**WHAT YOU HAVE TO DO**
From the first line of the data down to and including the line with "3.7, 1.7, 0.0]", copy everything exactly, leaving out pictures.

***** COLLECTED MATERIAL *****

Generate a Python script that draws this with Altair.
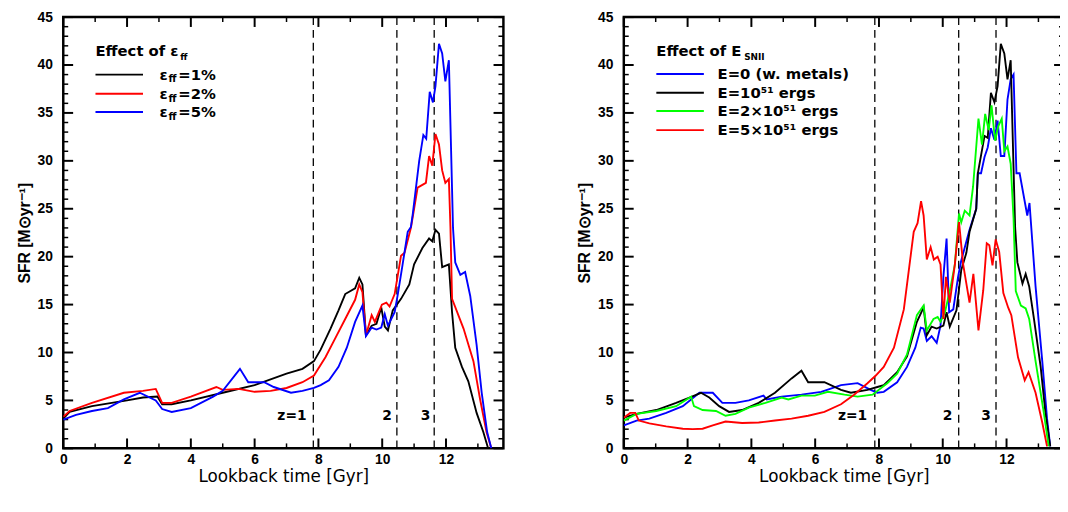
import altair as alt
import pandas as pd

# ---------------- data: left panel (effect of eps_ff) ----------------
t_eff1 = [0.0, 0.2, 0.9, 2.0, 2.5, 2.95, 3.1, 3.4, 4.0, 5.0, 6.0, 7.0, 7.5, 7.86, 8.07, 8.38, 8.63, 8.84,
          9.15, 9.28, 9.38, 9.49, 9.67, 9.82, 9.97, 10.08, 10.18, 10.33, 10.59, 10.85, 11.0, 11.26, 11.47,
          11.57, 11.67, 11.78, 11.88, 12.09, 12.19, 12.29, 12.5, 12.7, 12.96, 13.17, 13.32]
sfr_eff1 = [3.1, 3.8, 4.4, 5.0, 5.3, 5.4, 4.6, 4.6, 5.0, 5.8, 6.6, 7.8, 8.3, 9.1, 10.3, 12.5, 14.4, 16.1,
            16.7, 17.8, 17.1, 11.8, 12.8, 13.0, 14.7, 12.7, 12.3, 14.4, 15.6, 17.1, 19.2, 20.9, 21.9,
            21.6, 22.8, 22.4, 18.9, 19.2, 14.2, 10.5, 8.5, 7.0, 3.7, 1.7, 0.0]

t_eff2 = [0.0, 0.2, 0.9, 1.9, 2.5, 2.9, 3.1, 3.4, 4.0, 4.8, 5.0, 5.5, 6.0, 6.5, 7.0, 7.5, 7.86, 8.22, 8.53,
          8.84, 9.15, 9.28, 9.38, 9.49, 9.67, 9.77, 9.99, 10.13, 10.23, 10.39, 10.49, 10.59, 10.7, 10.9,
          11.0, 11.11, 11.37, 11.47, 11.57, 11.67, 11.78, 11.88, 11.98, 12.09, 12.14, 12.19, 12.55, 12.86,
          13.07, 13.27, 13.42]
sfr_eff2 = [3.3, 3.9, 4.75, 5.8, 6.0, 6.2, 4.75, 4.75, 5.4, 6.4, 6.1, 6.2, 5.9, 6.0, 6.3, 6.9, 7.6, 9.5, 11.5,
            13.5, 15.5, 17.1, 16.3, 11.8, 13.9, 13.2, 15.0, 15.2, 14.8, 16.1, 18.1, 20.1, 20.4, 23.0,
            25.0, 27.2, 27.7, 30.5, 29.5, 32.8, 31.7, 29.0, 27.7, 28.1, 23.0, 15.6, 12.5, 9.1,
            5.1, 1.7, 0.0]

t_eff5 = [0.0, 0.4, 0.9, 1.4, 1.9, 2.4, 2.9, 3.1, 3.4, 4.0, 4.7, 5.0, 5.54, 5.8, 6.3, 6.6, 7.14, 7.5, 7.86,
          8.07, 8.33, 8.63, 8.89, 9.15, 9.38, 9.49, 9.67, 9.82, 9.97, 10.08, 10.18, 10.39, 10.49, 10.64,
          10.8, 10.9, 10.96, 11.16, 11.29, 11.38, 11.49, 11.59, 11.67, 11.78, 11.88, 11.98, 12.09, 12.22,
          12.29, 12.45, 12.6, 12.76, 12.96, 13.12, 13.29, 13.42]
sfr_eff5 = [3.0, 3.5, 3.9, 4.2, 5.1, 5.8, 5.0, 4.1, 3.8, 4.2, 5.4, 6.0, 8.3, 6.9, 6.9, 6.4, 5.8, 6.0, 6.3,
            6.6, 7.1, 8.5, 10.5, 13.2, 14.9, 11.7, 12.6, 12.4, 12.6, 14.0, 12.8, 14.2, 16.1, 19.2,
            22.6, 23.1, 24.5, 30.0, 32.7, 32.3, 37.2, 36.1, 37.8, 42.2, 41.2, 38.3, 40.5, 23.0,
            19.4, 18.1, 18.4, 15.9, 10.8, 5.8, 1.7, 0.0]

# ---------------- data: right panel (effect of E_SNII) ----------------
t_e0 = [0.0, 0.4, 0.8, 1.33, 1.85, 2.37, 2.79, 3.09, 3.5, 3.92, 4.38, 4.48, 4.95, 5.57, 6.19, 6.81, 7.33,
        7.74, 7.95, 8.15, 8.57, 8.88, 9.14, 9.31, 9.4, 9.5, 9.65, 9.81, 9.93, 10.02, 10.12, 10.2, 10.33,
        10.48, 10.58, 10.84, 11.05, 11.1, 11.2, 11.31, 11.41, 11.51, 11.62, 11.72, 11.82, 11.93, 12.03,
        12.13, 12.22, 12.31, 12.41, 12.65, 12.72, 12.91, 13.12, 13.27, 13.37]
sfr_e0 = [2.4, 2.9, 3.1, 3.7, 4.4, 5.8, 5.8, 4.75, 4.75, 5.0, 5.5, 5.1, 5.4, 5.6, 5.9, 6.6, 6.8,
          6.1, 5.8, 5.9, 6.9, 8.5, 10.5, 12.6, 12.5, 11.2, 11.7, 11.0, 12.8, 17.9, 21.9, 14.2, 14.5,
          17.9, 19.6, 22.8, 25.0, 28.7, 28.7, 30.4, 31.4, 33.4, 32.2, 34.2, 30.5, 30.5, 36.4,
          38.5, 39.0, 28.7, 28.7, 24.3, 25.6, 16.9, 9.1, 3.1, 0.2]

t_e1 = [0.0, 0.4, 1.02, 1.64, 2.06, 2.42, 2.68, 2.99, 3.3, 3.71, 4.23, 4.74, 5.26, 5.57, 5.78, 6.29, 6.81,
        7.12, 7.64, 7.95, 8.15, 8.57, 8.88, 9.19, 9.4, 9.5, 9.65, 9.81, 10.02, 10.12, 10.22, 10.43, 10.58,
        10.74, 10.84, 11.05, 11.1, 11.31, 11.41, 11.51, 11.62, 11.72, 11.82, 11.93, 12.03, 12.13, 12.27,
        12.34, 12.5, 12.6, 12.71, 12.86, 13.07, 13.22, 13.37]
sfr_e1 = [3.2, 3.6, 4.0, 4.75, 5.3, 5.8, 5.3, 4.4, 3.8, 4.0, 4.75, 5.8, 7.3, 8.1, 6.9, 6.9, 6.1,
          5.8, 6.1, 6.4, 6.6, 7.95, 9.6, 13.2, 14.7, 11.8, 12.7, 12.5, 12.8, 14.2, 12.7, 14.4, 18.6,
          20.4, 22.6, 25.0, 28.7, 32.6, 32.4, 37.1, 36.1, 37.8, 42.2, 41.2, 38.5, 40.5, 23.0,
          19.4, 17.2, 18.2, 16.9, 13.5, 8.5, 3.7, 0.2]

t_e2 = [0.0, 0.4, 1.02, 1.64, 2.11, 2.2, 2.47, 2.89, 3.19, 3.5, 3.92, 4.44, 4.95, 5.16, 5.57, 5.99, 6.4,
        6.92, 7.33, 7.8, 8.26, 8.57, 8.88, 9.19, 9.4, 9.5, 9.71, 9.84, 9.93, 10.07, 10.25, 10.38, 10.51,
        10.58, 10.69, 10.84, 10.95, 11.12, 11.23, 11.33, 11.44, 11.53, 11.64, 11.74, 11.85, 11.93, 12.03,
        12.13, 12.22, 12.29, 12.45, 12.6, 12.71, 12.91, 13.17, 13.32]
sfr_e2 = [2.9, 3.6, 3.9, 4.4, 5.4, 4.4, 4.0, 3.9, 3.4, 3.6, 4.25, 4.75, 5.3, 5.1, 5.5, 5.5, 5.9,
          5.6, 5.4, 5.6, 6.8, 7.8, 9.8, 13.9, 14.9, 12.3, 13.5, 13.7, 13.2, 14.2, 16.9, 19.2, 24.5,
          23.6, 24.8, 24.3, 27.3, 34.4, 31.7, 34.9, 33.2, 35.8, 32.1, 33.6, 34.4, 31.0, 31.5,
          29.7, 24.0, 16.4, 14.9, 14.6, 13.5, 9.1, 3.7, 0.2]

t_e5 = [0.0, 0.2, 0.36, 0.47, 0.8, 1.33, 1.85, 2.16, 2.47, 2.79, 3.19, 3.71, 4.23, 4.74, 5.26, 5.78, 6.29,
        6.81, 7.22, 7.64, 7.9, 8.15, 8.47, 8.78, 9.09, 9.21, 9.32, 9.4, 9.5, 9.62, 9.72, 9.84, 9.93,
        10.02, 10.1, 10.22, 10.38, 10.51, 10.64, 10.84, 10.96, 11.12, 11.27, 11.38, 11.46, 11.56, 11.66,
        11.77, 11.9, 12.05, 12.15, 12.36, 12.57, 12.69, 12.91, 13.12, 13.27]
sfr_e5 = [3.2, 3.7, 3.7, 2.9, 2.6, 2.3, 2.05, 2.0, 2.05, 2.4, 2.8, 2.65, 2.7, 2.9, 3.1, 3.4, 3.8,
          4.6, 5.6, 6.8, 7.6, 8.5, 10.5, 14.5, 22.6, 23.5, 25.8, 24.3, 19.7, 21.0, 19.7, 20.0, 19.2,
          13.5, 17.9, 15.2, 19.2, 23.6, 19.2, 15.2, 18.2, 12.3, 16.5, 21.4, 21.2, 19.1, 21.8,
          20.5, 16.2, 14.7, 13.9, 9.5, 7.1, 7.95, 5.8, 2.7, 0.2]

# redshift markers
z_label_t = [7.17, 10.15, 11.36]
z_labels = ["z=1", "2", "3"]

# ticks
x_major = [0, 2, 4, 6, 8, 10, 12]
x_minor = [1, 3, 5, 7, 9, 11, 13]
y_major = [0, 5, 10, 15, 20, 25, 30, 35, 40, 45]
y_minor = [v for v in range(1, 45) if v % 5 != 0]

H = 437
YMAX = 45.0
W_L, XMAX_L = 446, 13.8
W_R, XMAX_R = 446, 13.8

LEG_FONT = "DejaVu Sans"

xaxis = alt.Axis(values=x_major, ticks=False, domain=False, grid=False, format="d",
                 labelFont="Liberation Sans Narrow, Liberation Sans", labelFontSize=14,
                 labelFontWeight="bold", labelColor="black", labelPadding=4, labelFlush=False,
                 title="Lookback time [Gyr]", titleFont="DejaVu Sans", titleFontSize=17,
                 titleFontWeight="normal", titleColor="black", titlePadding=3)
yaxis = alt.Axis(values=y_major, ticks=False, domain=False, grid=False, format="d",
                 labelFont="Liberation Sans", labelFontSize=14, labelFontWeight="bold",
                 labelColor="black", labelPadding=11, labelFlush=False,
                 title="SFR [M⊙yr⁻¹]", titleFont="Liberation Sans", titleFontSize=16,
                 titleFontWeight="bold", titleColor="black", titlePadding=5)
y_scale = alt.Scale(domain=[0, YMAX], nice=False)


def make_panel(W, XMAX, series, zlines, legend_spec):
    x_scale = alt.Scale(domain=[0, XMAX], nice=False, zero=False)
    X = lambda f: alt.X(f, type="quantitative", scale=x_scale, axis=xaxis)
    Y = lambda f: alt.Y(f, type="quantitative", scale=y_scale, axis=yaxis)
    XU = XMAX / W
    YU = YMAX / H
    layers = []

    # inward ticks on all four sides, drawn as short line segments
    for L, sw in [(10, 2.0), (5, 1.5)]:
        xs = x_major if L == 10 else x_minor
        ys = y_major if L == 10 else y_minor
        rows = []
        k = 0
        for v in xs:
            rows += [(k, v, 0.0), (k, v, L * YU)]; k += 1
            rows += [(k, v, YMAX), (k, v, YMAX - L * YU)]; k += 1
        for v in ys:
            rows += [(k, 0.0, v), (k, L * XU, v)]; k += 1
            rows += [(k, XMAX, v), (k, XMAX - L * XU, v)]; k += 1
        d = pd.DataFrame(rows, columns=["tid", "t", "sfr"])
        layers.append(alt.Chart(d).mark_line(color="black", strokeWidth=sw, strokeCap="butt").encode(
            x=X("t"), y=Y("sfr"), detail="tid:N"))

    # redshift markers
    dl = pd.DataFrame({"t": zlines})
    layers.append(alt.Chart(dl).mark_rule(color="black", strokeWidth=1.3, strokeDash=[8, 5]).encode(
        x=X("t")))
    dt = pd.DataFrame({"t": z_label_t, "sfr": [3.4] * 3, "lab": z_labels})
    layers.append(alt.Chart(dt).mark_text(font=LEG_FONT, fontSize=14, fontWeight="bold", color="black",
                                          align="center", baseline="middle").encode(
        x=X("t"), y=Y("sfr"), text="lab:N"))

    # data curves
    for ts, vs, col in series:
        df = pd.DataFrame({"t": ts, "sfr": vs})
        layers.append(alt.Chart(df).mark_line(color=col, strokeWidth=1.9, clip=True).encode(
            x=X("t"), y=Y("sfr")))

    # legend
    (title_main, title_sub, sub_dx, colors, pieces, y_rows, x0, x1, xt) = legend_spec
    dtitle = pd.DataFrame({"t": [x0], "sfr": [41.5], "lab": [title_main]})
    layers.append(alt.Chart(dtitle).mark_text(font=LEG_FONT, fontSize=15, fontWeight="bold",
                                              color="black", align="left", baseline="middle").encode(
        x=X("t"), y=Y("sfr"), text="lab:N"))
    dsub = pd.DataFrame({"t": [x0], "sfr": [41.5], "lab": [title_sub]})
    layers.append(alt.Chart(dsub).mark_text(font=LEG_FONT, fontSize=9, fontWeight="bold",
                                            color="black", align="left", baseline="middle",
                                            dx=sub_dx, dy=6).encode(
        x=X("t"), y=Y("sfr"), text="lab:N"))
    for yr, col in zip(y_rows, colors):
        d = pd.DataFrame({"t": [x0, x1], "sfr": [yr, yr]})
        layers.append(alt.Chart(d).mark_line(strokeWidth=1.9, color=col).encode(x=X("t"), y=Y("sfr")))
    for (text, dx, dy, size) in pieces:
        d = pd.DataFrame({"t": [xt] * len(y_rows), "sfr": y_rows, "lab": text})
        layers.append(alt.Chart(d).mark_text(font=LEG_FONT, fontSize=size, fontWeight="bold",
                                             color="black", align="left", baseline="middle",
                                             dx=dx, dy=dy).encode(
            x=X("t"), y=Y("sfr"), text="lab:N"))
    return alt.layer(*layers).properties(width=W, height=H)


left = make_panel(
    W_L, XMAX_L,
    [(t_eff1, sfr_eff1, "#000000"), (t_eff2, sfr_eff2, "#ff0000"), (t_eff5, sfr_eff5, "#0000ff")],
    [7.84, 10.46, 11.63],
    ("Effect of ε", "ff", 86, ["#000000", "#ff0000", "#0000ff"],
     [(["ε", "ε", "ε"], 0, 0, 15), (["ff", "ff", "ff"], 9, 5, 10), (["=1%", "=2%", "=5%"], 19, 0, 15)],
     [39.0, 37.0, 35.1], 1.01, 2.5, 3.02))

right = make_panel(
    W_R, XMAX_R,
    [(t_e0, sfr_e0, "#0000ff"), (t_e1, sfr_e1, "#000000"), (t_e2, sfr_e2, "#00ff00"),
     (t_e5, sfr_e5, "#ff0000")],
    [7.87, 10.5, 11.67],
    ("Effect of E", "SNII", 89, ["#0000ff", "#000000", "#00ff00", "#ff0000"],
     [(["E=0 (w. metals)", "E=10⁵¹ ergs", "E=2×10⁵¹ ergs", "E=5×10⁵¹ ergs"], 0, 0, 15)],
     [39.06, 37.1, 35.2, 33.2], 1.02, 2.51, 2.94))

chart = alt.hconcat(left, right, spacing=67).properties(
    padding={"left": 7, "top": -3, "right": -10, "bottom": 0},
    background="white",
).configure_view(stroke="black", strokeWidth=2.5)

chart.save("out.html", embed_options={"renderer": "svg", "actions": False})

*****

**SOLUTION TO THIS EXERCISE**
Generate a Python script that draws this with Altair.
import altair as alt
import pandas as pd

# ---------------- data: left panel (effect of eps_ff) ----------------
t_eff1 = [0.0, 0.2, 0.9, 2.0, 2.5, 2.95, 3.1, 3.4, 4.0, 5.0, 6.0, 7.0, 7.5, 7.86, 8.07, 8.38, 8.63, 8.84,
          9.15, 9.28, 9.38, 9.49, 9.67, 9.82, 9.97, 10.08, 10.18, 10.33, 10.59, 10.85, 11.0, 11.26, 11.47,
          11.57, 11.67, 11.78, 11.88, 12.09, 12.19, 12.29, 12.5, 12.7, 12.96, 13.17, 13.32]
sfr_eff1 = [3.1, 3.8, 4.4, 5.0, 5.3, 5.4, 4.6, 4.6, 5.0, 5.8, 6.6, 7.8, 8.3, 9.1, 10.3, 12.5, 14.4, 16.1,
            16.7, 17.8, 17.1, 11.8, 12.8, 13.0, 14.7, 12.7, 12.3, 14.4, 15.6, 17.1, 19.2, 20.9, 21.9,
            21.6, 22.8, 22.4, 18.9, 19.2, 14.2, 10.5, 8.5, 7.0, 3.7, 1.7, 0.0]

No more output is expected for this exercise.